Appalachia gas supply is facing an increasingly difficult environment as regulations are making infrastructure expansion more challenging. This is limiting the basin’s production gains and making it more dependent on indigenous demand. Consequently, running scenarios that dramatically and negatively impact local demand results in significant supply reductions. There’s just much less optionality for Appalachian supply. Permian, and to a lesser extent Arkla-ETX (think Haynesville), do experience negative supply impacts but both are in more favorable proximity to capture the increased Mexico demand, which benefits from lower prices and no applicable carbon mandate. With lower demand in western Canada and the US Northeast, WCSB production declines significantly. Using RBAC’s Visual Analytics Add-on service, subscribers could easily vet flow change patterns across the various scenarios. Within GPCM, users can also access the GDS (Graphical Display System) to conduct similar analyses.
Two of the 3 carbon scenarios show significant changes in Henry Hub prices, with the CARB scenario showing between a $0.40 – $0.50/MMBtu decline throughout the forecast period. The EURO is even more dramatic with prices initially nearly $2.00/MMBtu lower before starting to converge back to only $0.40/MMBtu lower by the end of the forecast. It was noted above that no iteration between GPCM and G2M2 were conducted for this analysis, but it would be worthwhile to see how LNG export demand might be impacted in this lower price environment.
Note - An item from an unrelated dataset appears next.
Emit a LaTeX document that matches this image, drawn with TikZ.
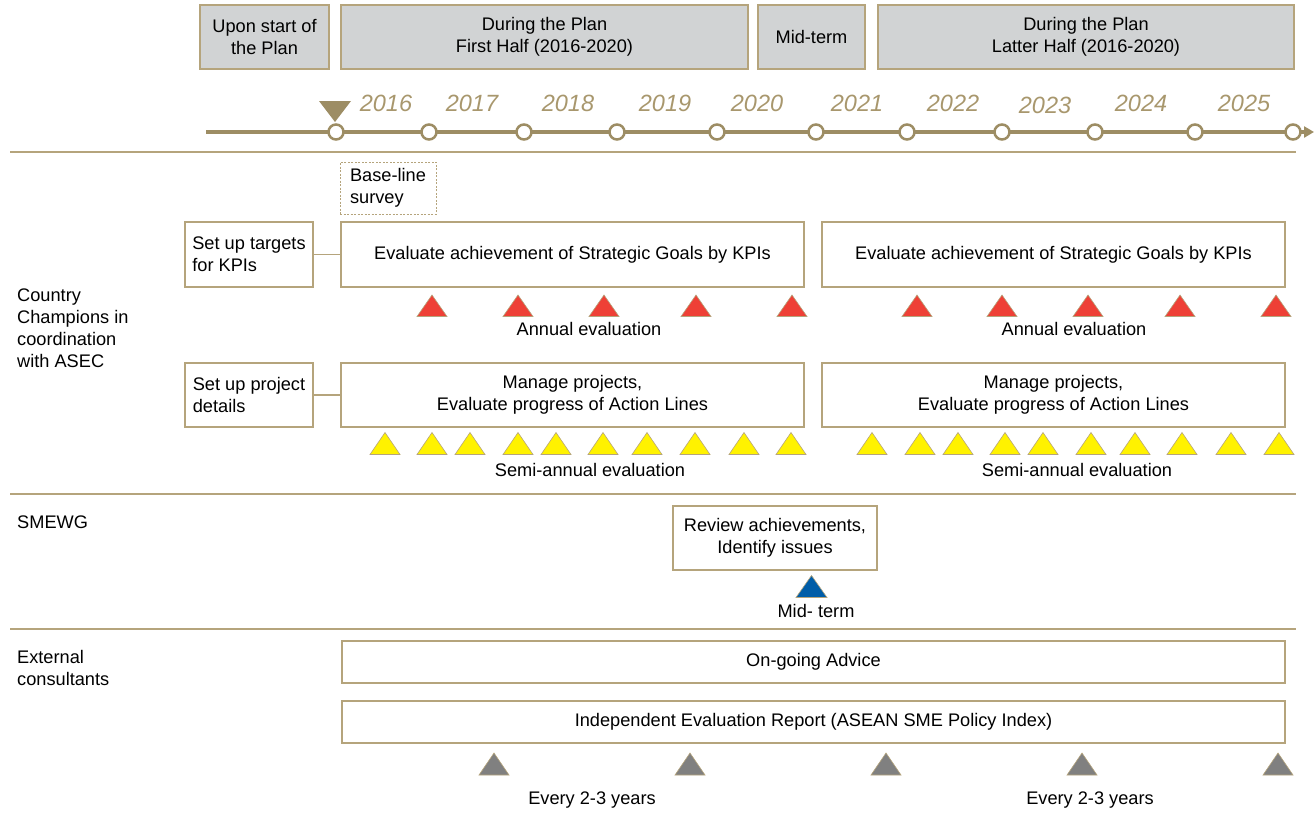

The focus though should not only be on Henry Hub prices, especially since the impact of carbon prices are directed towards end-use markets. It’s worth scrolling back up to again look at the Alberta IND delivered price vs quantity chart (Fig. 4) to recall that much higher prices resulting from the EURO scenario can have tremendous effects on demand. It is this demand shedding that directly impacts other prices like Henry Hub.
The goal of these scenarios is to demonstrate GPCM’s capabilities to simulate varying assumptions related to carbon pricing and potential mandates. RGGI and CARB are already active markets and impact various states that have elected to participate in these GHG policies. Without doubt, the political and regulatory climate is a moving target, and it is possible, maybe even likely, that the pendulum will swing more dramatically over the next few years as mid-term elections occur in 2022 and the presidential election in 2024. Current evidence of this can be seen as states are looking to both enter or exit such programs – e.g., PA to join RGGI and VA considering an exit.
RBAC continues to develop real world market simulators to help industry model and analyze the implications of varying regulatory as well as market fundamental assumptions, both globally and domestically (i.e., North America). This article and the underlying scenarios only scratch the surface of the capabilities and output that users can tap into with respect to growing carbon/ESG concerns.
Please feel free to contact us with your market simulation needs.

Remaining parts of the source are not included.